He learned the vastness of the American landscape during his surveying career and during the French and Indian War. Early on, he realized that the West was a land of opportunity, and he believed that the colonies had more in common with one another than with Great Britain. Washington’s vision of an American nation inspired him to command the Continental army. It gave him the courage to risk his reputation by serving two terms as president. It also gave him a concern for the political and economic survival and success of America, not only for his generation but also for future citizens, whom he called “millions unborn.”
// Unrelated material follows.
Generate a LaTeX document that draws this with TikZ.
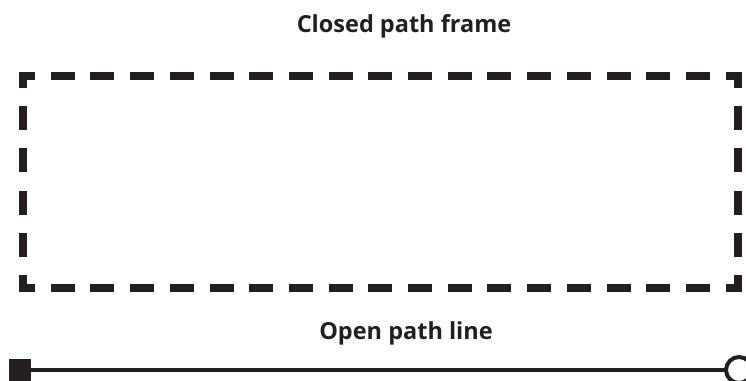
\documentclass[tikz,border=0pt]{standalone}
\usepackage{fontspec}
\setmainfont{Open Sans}
\definecolor{ink}{HTML}{231F20}
\tikzset{
  side/.style={line width=8pt, draw=ink, line cap=rect,
    dash pattern=on 16pt off #1, dash phase=8pt},
  title/.style={font=\fontsize{23.5}{27}\selectfont\bfseries, text=ink, inner sep=0pt, anchor=base},
  endsquare/.style={fill=ink, minimum size=22pt, inner sep=0pt, outer sep=0pt},
  endcircle/.style={draw=ink, fill=white, line width=4pt, circle, minimum size=26pt, inner sep=0pt, outer sep=0pt},
}
\begin{document}
\begin{tikzpicture}[x=1pt,y=-1pt]
  \useasboundingbox (0,0) rectangle (746,380);
  % frame corners
  \coordinate (tl) at (23,76);
  \coordinate (tr) at (737.5,76);
  \coordinate (br) at (737.5,288);
  \coordinate (bl) at (23,288);
  % each side dashed separately so every corner gets a full L
  \draw[side=23.7pt] (tl) -- (tr);
  \draw[side=23.7pt] (bl) -- (br);
  \draw[side=26.2pt] (tl) -- (bl);
  \draw[side=26.2pt] (tr) -- (br);
  \node[title] (t1) at (404,32) {Closed path frame};
  \node[title] (t2) at (406,339) {Open path line};
  % open path with its two end markers
  \node[endsquare] (s) at (20,370) {};
  \node[endcircle] (c) at (739,370) {};
  \draw[ink, line width=4.5pt] (s) -- (c);
\end{tikzpicture}
\end{document}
5th. Washington was exceedingly practical.
He had little inclination toward philosophical ruminations; he was a man of action. Whether supplying troops, overseeing his plantations, or guiding his stepchildren and grandchildren, Washington always had in mind some practical end. This quality gave him insight into how to join his personal interests and well-being with those of the emerging nation. It also gave him the greatest moral quandary, in that he could see no way out of participating in the system of slave labor that underpinned his native Virginia. To his credit, wrestling with that quandary eventually led him to free his own slaves, although it meant dismantling his beloved Mount Vernon estate and upending the lives of his wife’s slaves, to whom he could not legally grant freedom.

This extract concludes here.